Dick finds a book that teaches him how to sacrifice animals in exchange for temporary magical abilities. But as his lust for more power grows, he needs bigger and bigger victims. As we all know, when you take from something like that, it demands much, much more in return.
This is a neat story, a grownup take on the classic kid characters we grew up with, and is just sick and twisted enough to have your old first grade teacher pulling her hair out. Nicely done.
In "Magpie" by Gill Ainsworth, Bronwen is going to give birth to a pig-child, the product of her unholy union with Mocca, the pig-god of fertility. She wants to get an abortion but is talked out of it by her doctor. The baby is born with the usual horrific results.
This is another so-so stories, thankfully short and ultimately forgettable.
"The New Gods of the Lost Children" by Jason Andrew is my second favorite story in this anthology, after Tidhar’s "Dick and Jane." It’s well-written, with an original, intriguing concept; this one sticks with you well after you’ve closed the book and bears rereading.
The Blue Lady and Mr. Bang are chief deities in a modern-day pantheon conjured by orphaned children raised on the streets. Elizabeth is a grad. student in psychology studying the children as they tell their stories of these street gods. But she learns all too late that these particular deities are real.

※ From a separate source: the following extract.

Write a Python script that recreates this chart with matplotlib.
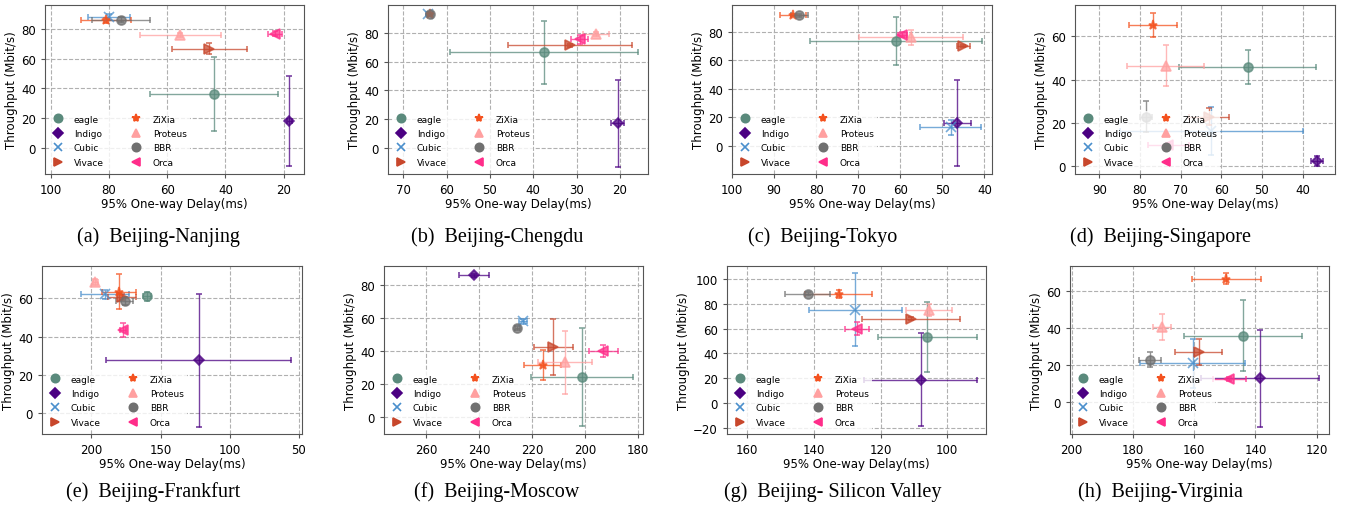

There are some cool concepts in this story, and Andrew did a good job of fleshing them out and putting an interesting spin on them. The gods were credible, having elements of the mean streets. For example, Mr. Bang, a version of Death or Satan, looks like a gangsta rapper. The mythology is intricate and well designed, just like every mythology throughout history. It reminded me of Lucius Shepard‘s wonderful novel, A Handbook of American Prayer. Check this one out if you can. You won’t regret it.